In a piece for Slate entitled, “Brothers In White Resentment,” Bouie compares Roof’s racist manifesto to Trump’s campaign launch speech. Saying”when read together, Trump’s announcement and Roof’s manifesto offer a duet in racial grievance.”
“With this promise to restore the moral, cultural, and political dominance of that white America, Trump grabbed the reins of the Republican Party and never let go,” Bouie contends. “Roof, in his own telling, wanted to awaken white America to the alleged threat of blacks and other nonwhites.”
Throughout the piece, Bouie equates Trump with the racist murderer. “Thursday, Roof was found guilty of hate crimes and other charges by a federal jury, and Donald Trump is president-elect of the United States. There’s no causal relationship between Trump and Roof, no tangible link between the two events. From a certain view, this means they’re unrelated. But,” Bouie writes, “that view is too narrow.”
After writing of the racist views that led Roof to commit mass murder in the hope of “starting a race war,” Bouie states, “These ideas were once marginal. But in the past year, they’ve been pulled into the mainstream by Trump and his presidential campaign. Trump has broadcast racial propaganda and anti-Semitic messages; his children have shared racist memes and reached out to white supremacist personalities.”
Donald Trump’s daughter, Ivanka, converted to Orthodox Judaism when she married her husband, Jared Kushner, who is one of Trump’s closest advisers.

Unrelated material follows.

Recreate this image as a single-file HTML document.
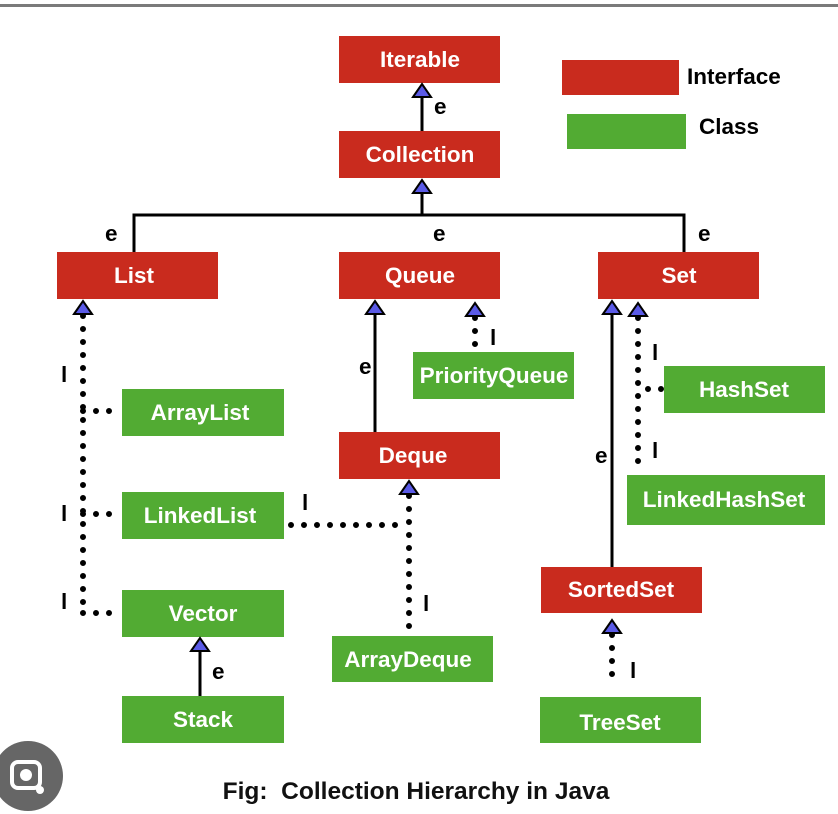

Preemptively addressing critics, Bouie writes, “Roof’s crime is so monstrous that it may rankle to put him on the same continuum as Trump.”
Undeterred, he adds, “But to see both with clear eyes is to see the link between demonization and aggression, between Trump’s rhetoric, simmering with menace, and the wave of harassment, intimidation, and outright violence that followed his victory. It’s to see both Donald Trump and Dylann Roof as heralds of the darkest forces in American life, to see their common heritage in a rising tide of white identity and white nationalism.”
In his conclusion, Bouie restates and expands upon his point. “Yes, Roof will face justice. But the ideas that radicalized him will thrive, not just as an amorphous force in American life, but as an active presence in American politics,” he writes.” They will thrive in the West Wing. They will thrive from the Oval Office. They will thrive in rebuke to Barack Obama himself, what he stands for, what he means.”
Bouie appears regularly on “Face The Nation,” the CBS News Sunday news program, and was part of the CBS News post-debate coverage.
Requests for comment form CBS News were not returned.